Adult Obesity in West Virginia New Data
Current adult obesity rate (2016) 37.7%
Rank among states (2016) 1/51
Obesity rate by age (2016) 18-25 26.0% 26-44 38.2% 45-64 44.7% 65+ 32.4%
Obesity rate by race (2016) White 36.0% Black 44.6% Latino 37.7%
Obesity rate by gender (2012) Men 34.5% Women 33.1%
My Dad, before his death, was both overweight and a Type 2 diabetic. Prior to his open heart surgery, I took on the task of trying to reign in his diet (unsuccessfully). We were instructed by his physicians to limit his salt and sugar intake. I learned quickly that items low in sugar oftentimes would be high in sodium (and vice versa). It is how we are trained (at least in WV) to consider a dish flavorful – whether it is sweet or if it has been salted.
You think to yourself – well, gosh darnit, there ARE healthy alternatives out there, even in West Virginia!
Well, there are – but are they (quite literally) within your reach?
Today, I encouraged my coworkers to bring in their favorite sugar-free or reduced sugar goodies.
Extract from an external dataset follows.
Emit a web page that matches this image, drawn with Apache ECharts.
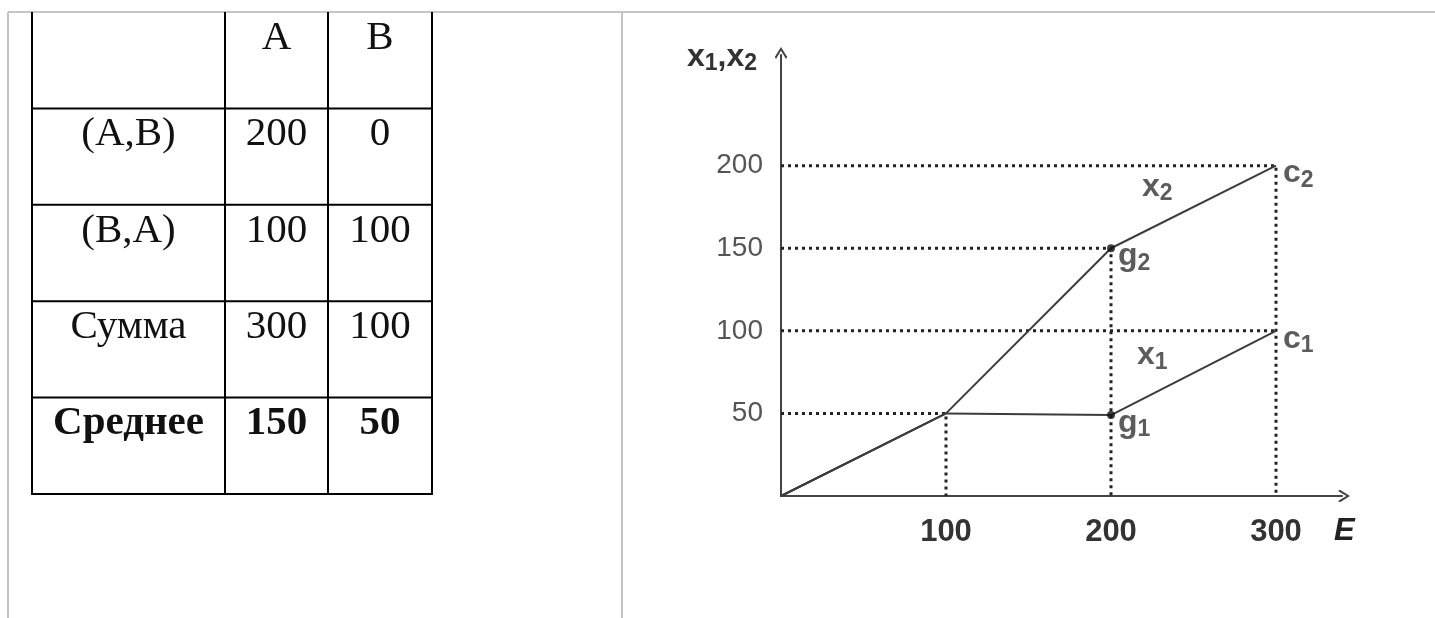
<!DOCTYPE html>
<html>
<head>
<meta charset="utf-8">
<script src="https://cdn.jsdelivr.net/npm/echarts@6/dist/echarts.min.js"></script>
<style>
	html, body { margin: 0; padding: 0; background: #fff; }
	#main { width: 1435px; height: 618px; }
</style>
</head>
<body>
<div id="main"></div>
<script>
	// table
	var tableHead = ['', 'A', 'B'];
	var tableRows = ['(A,B)', '(B,A)', 'Сумма', 'Среднее'];
	var colA = [200, 100, 300, 150];
	var colB = [0, 100, 100, 50];

	// chart
	var xTicks = [100, 200, 300];
	var yTicks = [50, 100, 150, 200];
	var lineX1 = [[0, 0], [100, 50], [200, 49], [300, 100]];
	var lineX2 = [[0, 0], [100, 50], [200, 150], [300, 200]];
	var guidePoints = [[100, 50], [200, 150], [300, 200], [300, 100]];
	var dotPoints = [[200, 49], [200, 150]];
	var pointTags = ['c', 'g', 'c', 'g'];
	var pointSubs = ['2', '2', '1', '1'];
	var pointTagAt = [[300, 200], [200, 150], [300, 100], [200, 49]];
	var curveTags = ['x', 'x'];
	var curveSubs = ['2', '1'];
	var curveTagAt = [[228, 187], [225, 85]];

	var myChart = echarts.init(document.getElementById('main'));

	// column edges of the table (layout, not data)
	var colEdges = [0, 193, 296, 400];
	var lastRow = tableRows.length;

	var cells = [];
	for (var c = 0; c < 3; c++) {
		cells.push({ value: [c, 0], text: tableHead[c], bold: false });
	}
	for (var r = 0; r < tableRows.length; r++) {
		var bold = r === lastRow - 1;
		cells.push({ value: [0, r + 1], text: tableRows[r], bold: bold });
		cells.push({ value: [1, r + 1], text: String(colA[r]), bold: bold });
		cells.push({ value: [2, r + 1], text: String(colB[r]), bold: bold });
	}

	function renderCell(params, api) {
		var cell = cells[params.dataIndex];
		var c = api.value(0), r = api.value(1);
		var p0 = api.coord([colEdges[c], r]);
		var p1 = api.coord([colEdges[c + 1], r + 1]);
		return {
			type: 'group',
			children: [{
				type: 'polyline',
				shape: { points: [[p0[0], p0[1]], [p0[0], p1[1]], [p1[0], p1[1]], [p1[0], p0[1]]] },
				style: { stroke: '#000', lineWidth: 2, fill: null }
			}, {
				type: 'text',
				style: {
					text: cell.text,
					x: (p0[0] + p1[0]) / 2,
					y: p0[1] + 26,
					align: 'center',
					verticalAlign: 'middle',
					fill: '#111',
					font: (cell.bold ? 'bold ' : '') + '41px "Liberation Serif", serif'
				}
			}]
		};
	}

	var rich = {
		m: { fontSize: 32, fontWeight: 'bold', color: '#333', fontFamily: 'Liberation Sans' },
		s: { fontSize: 23, fontWeight: 'bold', color: '#333', fontFamily: 'Liberation Sans', padding: [14, 0, 0, 0] }
	};

	function tagFormatter(p) {
		return '{m|' + p.data.tag + '}{s|' + p.data.sub + '}';
	}

	var pointTagData = pointTagAt.map(function (pt, i) {
		return { value: pt, tag: pointTags[i], sub: pointSubs[i] };
	});
	var curveTagData = curveTagAt.map(function (pt, i) {
		return { value: pt, tag: curveTags[i], sub: curveSubs[i] };
	});

	// dotted drop lines; a vertical one is skipped when a higher point on the same x already draws it
	var guideSeries = guidePoints.map(function (p) {
		var covered = guidePoints.some(function (q) {
			return q[0] === p[0] && q[1] > p[1];
		});
		var pts = covered ? [[0, p[1]], p] : [[0, p[1]], p, [p[0], 0]];
		return {
			type: 'line',
			xAxisIndex: 0,
			yAxisIndex: 0,
			data: pts,
			showSymbol: false,
			silent: true,
			z: 1,
			lineStyle: { color: '#222', width: 3, type: [3, 4] }
		};
	});

	var arrowPath = 'path://M5,0 L10,8 L9,9.6 L5,3 L1,9.6 L0,8 Z';

	var option = {
		animation: false,
		backgroundColor: '#fff',
		graphic: [
			{ type: 'line', shape: { x1: 8, y1: 12, x2: 1435, y2: 12 }, style: { stroke: '#c4c4c4', lineWidth: 2 } },
			{ type: 'line', shape: { x1: 8, y1: 12, x2: 8, y2: 618 }, style: { stroke: '#c4c4c4', lineWidth: 2 } },
			{ type: 'line', shape: { x1: 622, y1: 12, x2: 622, y2: 618 }, style: { stroke: '#c4c4c4', lineWidth: 2 } }
		],
		grid: [{
			left: 781,
			top: 55,
			width: 561,
			height: 441
		}, {
			left: 32,
			top: 12,
			width: 400,
			height: 482
		}],
		xAxis: [{
			type: 'value',
			gridIndex: 0,
			min: 0,
			max: 340,
			name: 'E',
			nameLocation: 'end',
			nameGap: -8,
			nameTextStyle: {
				fontSize: 31,
				fontStyle: 'italic',
				fontWeight: 'bold',
				color: '#222',
				fontFamily: 'Liberation Sans',
				align: 'left',
				verticalAlign: 'top',
				padding: [20, 0, 0, 0]
			},
			axisLine: {
				lineStyle: { color: '#444', width: 2 },
				symbol: ['none', arrowPath],
				symbolSize: [17, 12],
				symbolOffset: [0, 2]
			},
			axisTick: { show: false },
			splitLine: { show: false },
			axisLabel: {
				customValues: xTicks,
				margin: 21,
				fontSize: 31,
				fontWeight: 'bold',
				color: '#333',
				fontFamily: 'Liberation Sans'
			}
		}, {
			type: 'value',
			gridIndex: 1,
			min: 0,
			max: 400,
			show: false
		}],
		yAxis: [{
			type: 'value',
			gridIndex: 0,
			min: 0,
			max: 267,
			name: '{m|x}{s|1}{m|,x}{s|2}',
			nameLocation: 'end',
			nameGap: -2,
			nameTextStyle: {
				align: 'right',
				verticalAlign: 'middle',
				padding: [0, 24, 0, 0],
				rich: rich
			},
			axisLine: {
				lineStyle: { color: '#444', width: 2 },
				symbol: ['none', arrowPath],
				symbolSize: [17, 12],
				symbolOffset: [0, 2]
			},
			axisTick: { show: false },
			splitLine: { show: false },
			axisLabel: {
				customValues: yTicks,
				margin: 18,
				fontSize: 28,
				color: '#555',
				fontFamily: 'Liberation Sans',
				padding: [9, 0, 0, 0]
			}
		}, {
			type: 'value',
			gridIndex: 1,
			min: 0,
			max: lastRow + 1,
			inverse: true,
			show: false
		}],
		series: guideSeries.concat([{
			name: 'x1',
			type: 'line',
			xAxisIndex: 0,
			yAxisIndex: 0,
			data: lineX1,
			showSymbol: false,
			z: 3,
			lineStyle: { color: '#3c3c3c', width: 2 }
		}, {
			name: 'x2',
			type: 'line',
			xAxisIndex: 0,
			yAxisIndex: 0,
			data: lineX2,
			showSymbol: false,
			z: 3,
			lineStyle: { color: '#3c3c3c', width: 2 }
		}, {
			type: 'scatter',
			xAxisIndex: 0,
			yAxisIndex: 0,
			data: dotPoints,
			symbolSize: 8,
			z: 4,
			itemStyle: { color: '#111' }
		}, {
			type: 'scatter',
			xAxisIndex: 0,
			yAxisIndex: 0,
			data: pointTagData,
			symbolSize: 0,
			z: 5,
			label: {
				show: true,
				position: 'right',
				distance: 7,
				offset: [0, 8],
				formatter: tagFormatter,
				rich: rich
			}
		}, {
			type: 'scatter',
			xAxisIndex: 0,
			yAxisIndex: 0,
			data: curveTagData,
			symbolSize: 0,
			z: 5,
			label: {
				show: true,
				position: 'inside',
				formatter: tagFormatter,
				rich: rich
			}
		}, {
			type: 'custom',
			xAxisIndex: 1,
			yAxisIndex: 1,
			data: cells,
			renderItem: renderCell,
			silent: true
		}])
	};

	option && myChart.setOption(option);
</script>
</body>
</html>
This is to show others that low sugar can actually taste good. I decided to make peanut butter cookies. The recipe called for Sugar Free Cake Mix. I went to the local Walmart (because, quite frankly, it is the “only” place to shop on the WV side of the Ohio River in our area). Making my way through the baking supplies, I struggled finding a sugar-free cake mix. Then I found it, on the very bottom shelf, and only one flavor (thankfully, it was one I could use). ((Side Note: Thank You Pillsbury for making a sugar-free option!))
I thought to myself, if someone was making the cake, as intended, would there be a sugar-free frosting? Why yes, there is. Only, it was on the very tip-top shelf. The only frosting and the only cake mix options on either extreme of the shelving unit. I wanted to look at the frosting nutritional values and had to stand on the bottom shelf just to reach it.
Seriously? Could they not at least have the only option for sugar-free cake next to the only option for sugar-free frosting? AND – with all of the people who are wheelchair-dependant due to obesity-related knee, leg and back issues – you would think you would put those two items at mid-shelf level so they could reach them unassisted.
This is but one VERY SMALL example of how the deck is stacked against people in the states with (in addition to high obesity and diabetes levels) significant poverty levels. Being obese, being Type 2 because of being obese – there is a lot of money to be made in the medical field because of one or both of those issues. I do not think that making healthy choices “unreachable” is a coincidence, but I am no expert.
And before you call down to me from your high horse – I know that veggies, fruits, and lean meats are your better options. But, when dealing with people who insist on sweet goodies (as was the case with my Dad), this aisle is one that you will walk down. At least in the beginning, to entice them to the lighter side.